Utah nonprofit helps hundreds of refugees go to college
NEW YORK — Up until she was 13, the only place Kai Sin called home was the refugee camp where she was born after her family escaped ethnic violence in Myanmar.
But her life has changed dramatically since.
Last week Sin, who is now 23, walked across the stage at the University of Utah and graduated with a degree in international studies and health policy.
She was one of 41 refugees to graduate from the university’s business school with the help of the Refugee Education Initiative. The privately funded program provides financial help, counseling and tutors to about 300 students from across the globe seeking everything from associate’s to graduate degrees.
Sin came to Salt Lake City with her family when she was 13. To make ends meet, her mother worked in a factory and her dad in a furniture mill.
Sin excelled in school and secured scholarships and financial aid for college, but it still wasn’t enough for her to afford the $8,000 in in-state tuition at the University of Utah.
“When I first started [college], I was really struggling,” Sin said.
The Refugee Education Initiative helped her bridge a $1,000 per-semester gap and enabled her to complete her education.

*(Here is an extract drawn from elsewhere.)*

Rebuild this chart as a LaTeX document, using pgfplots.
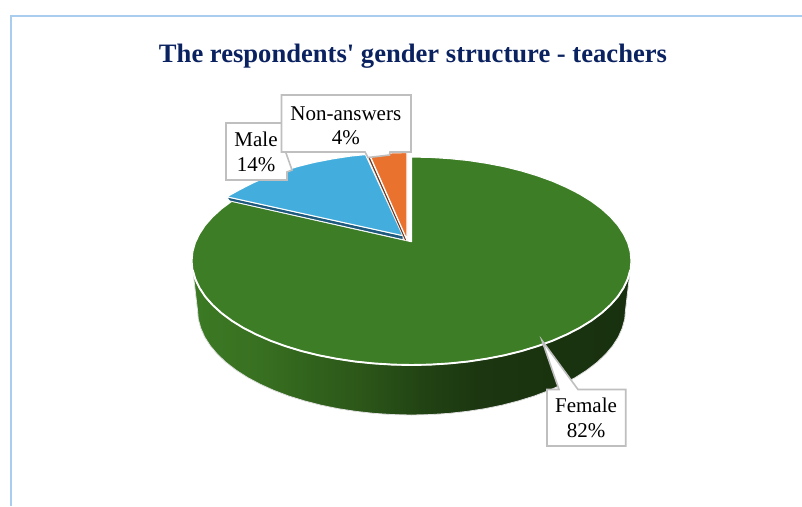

Now an American citizen, Sin recently returned to the refugee camp where she was born on the border between Thailand and Myanmar (also known as Burma). There she taught residents English and lessons on health care. In the fall, she plans to attend the University of Utah’s graduate school to study health education.
The nonprofit helps the refugees increase their income potential, and that can have an impact on future generations, said Michelle Conley, a civics professor at the University of Utah. It also empowers the students to give back. “Most of the students volunteer in their communities,” said Conley.
Adhal Awan, is a refugee from South Sudan who plans to do just that.
“My dream has always been to go to school,” she said.
She arrived in Salt Lake City with her family when she was 18. Her mother fell sick soon afterward and Awan had to find a job to help support the family.
Now 37 and a mother of five, she finally was able to earn her degree in social work with help from the Refugee Education Initiative. In the fall, she will pursue a master’s in social work with the hope of working with Utah’s growing Sudanese community.
Each year, Utah takes in roughly 1,000 refugees, according to the nonprofit Utah Refugee Service. It estimates that 60,000 refugees were living in the state in 2015.
Utah’s willingness to welcome refugees stems from its Mormon history, said Raymon Burton, the initiative’s executive director. “I think that the [Latter-Day Saint] community here in Utah has a deep sense of what it means to be a refugee, because we feel like we come from that background,” said Burton, who is Mormon.
Burton noted that Refugee Education Initiative is not religiously motivated, however, and respects the religions and beliefs of the program’s participants.
Husna Adan is a 21-year-old refugee originally from Somalia who recently graduated with a bachelors in international studies and a minor in nutrition with the help of the Refugee Education Initiative.
She was six years old when her family came to Salt Lake City. “[At first,] we got some government assistance like food stamps. But after a few months, my oldest sister found a job at the airport and she helped provide for us,” she said.
Adan completed an internship in the Utah Governor’s constituent services office and now plans to take a year off to volunteer before going to grad school.
“I’m just trying to give back to the communities that have impacted my life,” she said.
She sees a future in international work, but plans to stay in Utah. “Utah is my home, ” she said.